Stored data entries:
+++

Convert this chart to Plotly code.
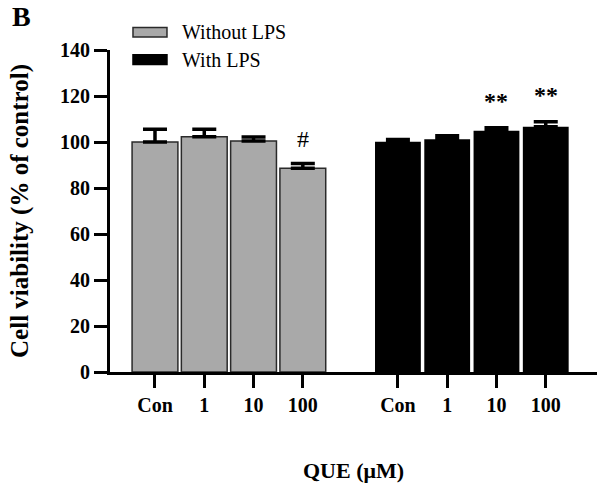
import plotly.graph_objects as go

categories = ["Con", "1", "10", "100"]
without_lps = [100.0, 102.3, 100.4, 88.6]
without_err = [5.5, 3.2, 1.8, 2.1]
with_lps = [100.1, 101.2, 104.9, 106.6]
with_err = [1.0, 1.5, 1.3, 2.2]
sig_without = ["", "", "", "#"]
sig_with = ["", "", "**", "**"]
y_ticks = [0, 20, 40, 60, 80, 100, 120, 140]

GROUP_GAP = 4.93
xa = [i for i in range(len(categories))]
xb = [i + GROUP_GAP for i in range(len(categories))]

SERIF = "Liberation Serif, Times New Roman, serif"
GREY = "#a9a9a9"

fig = go.Figure()
fig.add_trace(go.Bar(
    x=xa, y=without_lps, width=0.93, name="Without LPS", showlegend=False,
    marker=dict(color=GREY, line=dict(color="#2a2a2a", width=1.5)),
    error_y=dict(type="data", array=without_err, arrayminus=[0] * len(without_err),
                 symmetric=False, color="black", thickness=3.5, width=12),
))
fig.add_trace(go.Bar(
    x=xb, y=with_lps, width=0.93, name="With LPS", showlegend=False,
    marker=dict(color="black", line=dict(color="black", width=0)),
    error_y=dict(type="data", array=with_err, arrayminus=[0] * len(with_err),
                 symmetric=False, color="black", thickness=3.5, width=12),
))

annotations = []
for xs, ys, es, sig in ((xa, without_lps, without_err, sig_without),
                        (xb, with_lps, with_err, sig_with)):
    for x, y, e, s in zip(xs, ys, es, sig):
        if s:
            annotations.append(dict(
                x=x, y=y + e, xref="x", yref="y", text=s, showarrow=False,
                yanchor="middle", yshift=24 if s == "#" else 27,
                font=dict(family=SERIF, size=24 if s == "#" else 24,
                          color="black", weight="normal" if s == "#" else "bold"),
            ))

# panel letter
annotations.append(dict(x=-0.205, y=1.105, xref="paper", yref="paper", text="<b>B</b>",
                        showarrow=False, xanchor="left", yanchor="middle",
                        font=dict(family=SERIF, size=28, color="black")))

# manual legend
legend_items = [("Without LPS", GREY, "#2a2a2a", 1.055), ("With LPS", "black", "black", 0.97)]
shapes = []
for label, fill, edge, yc in legend_items:
    shapes.append(dict(type="rect", xref="paper", yref="paper",
                       x0=0.0472, x1=0.117, y0=yc - 0.015, y1=yc + 0.015,
                       fillcolor=fill, line=dict(color=edge, width=1.5)))
    annotations.append(dict(x=0.1437, y=yc, xref="paper", yref="paper", text=label,
                            showarrow=False, xanchor="left", yanchor="middle",
                            font=dict(family=SERIF, size=20, color="black")))

fig.update_layout(
    width=602, height=487,
    margin=dict(l=110, r=5, t=50, b=115),
    paper_bgcolor="white", plot_bgcolor="white",
    barmode="overlay",
    showlegend=False,
    annotations=annotations,
    shapes=shapes,
    font=dict(family=SERIF, color="black"),
)
fig.update_xaxes(
    range=[-0.913, 8.97],
    tickvals=xa + xb, ticktext=categories + categories,
    tickfont=dict(family=SERIF, size=20, color="black", weight="bold"),
    showline=True, linecolor="black", linewidth=3,
    ticks="outside", ticklen=13, tickwidth=3, tickcolor="black",
    showgrid=False, zeroline=False,
    title=dict(text="<b>QUE (μM)</b>", font=dict(family=SERIF, size=22, color="black"),
               standoff=48),
)
fig.update_yaxes(
    range=[0, 140], tickvals=y_ticks,
    tickfont=dict(family=SERIF, size=20, color="black", weight="bold"),
    showline=True, linecolor="black", linewidth=3,
    ticks="outside", ticklen=13, tickwidth=3, tickcolor="black",
    showgrid=False, zeroline=False,
    title=dict(text="<b>Cell viability (% of control)</b>",
               font=dict(family=SERIF, size=25, color="black"), standoff=25),
)

fig.write_html("out.html", config={"displayModeBar": False},
               post_script="document.body.style.margin='0';")
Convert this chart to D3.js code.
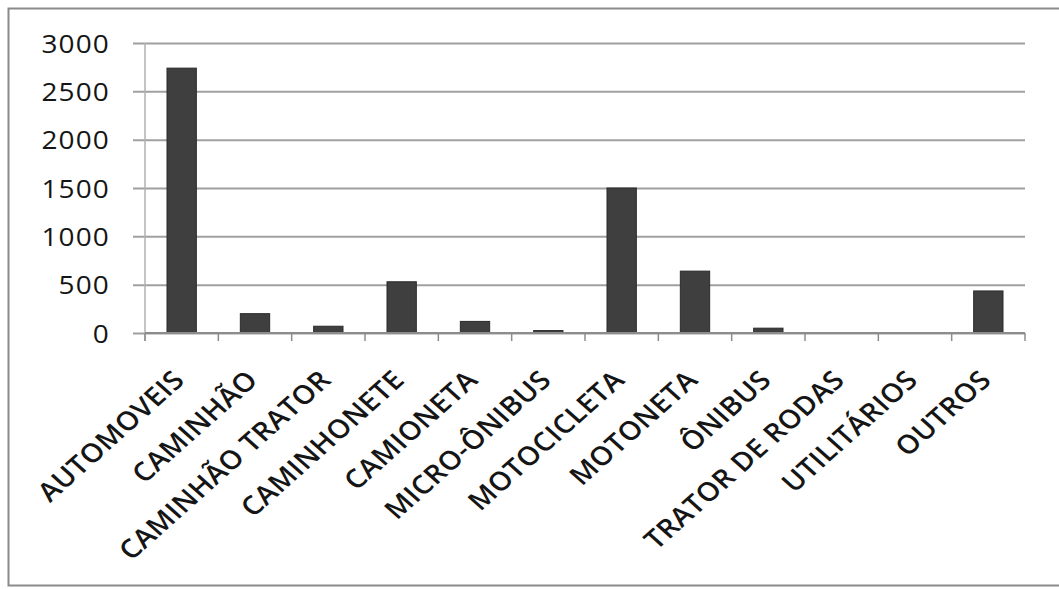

+++

- Required work:
Only lines belong in the copy: transcribe those from the start of the data through the line that contains "y_ticks = [0, 20, 40, 60, 80, 100, 120, 140]", and skip the pictures.

- The output:
Convert this chart to Plotly code.
import plotly.graph_objects as go

categories = ["Con", "1", "10", "100"]
without_lps = [100.0, 102.3, 100.4, 88.6]
without_err = [5.5, 3.2, 1.8, 2.1]
with_lps = [100.1, 101.2, 104.9, 106.6]
with_err = [1.0, 1.5, 1.3, 2.2]
sig_without = ["", "", "", "#"]
sig_with = ["", "", "**", "**"]
y_ticks = [0, 20, 40, 60, 80, 100, 120, 140]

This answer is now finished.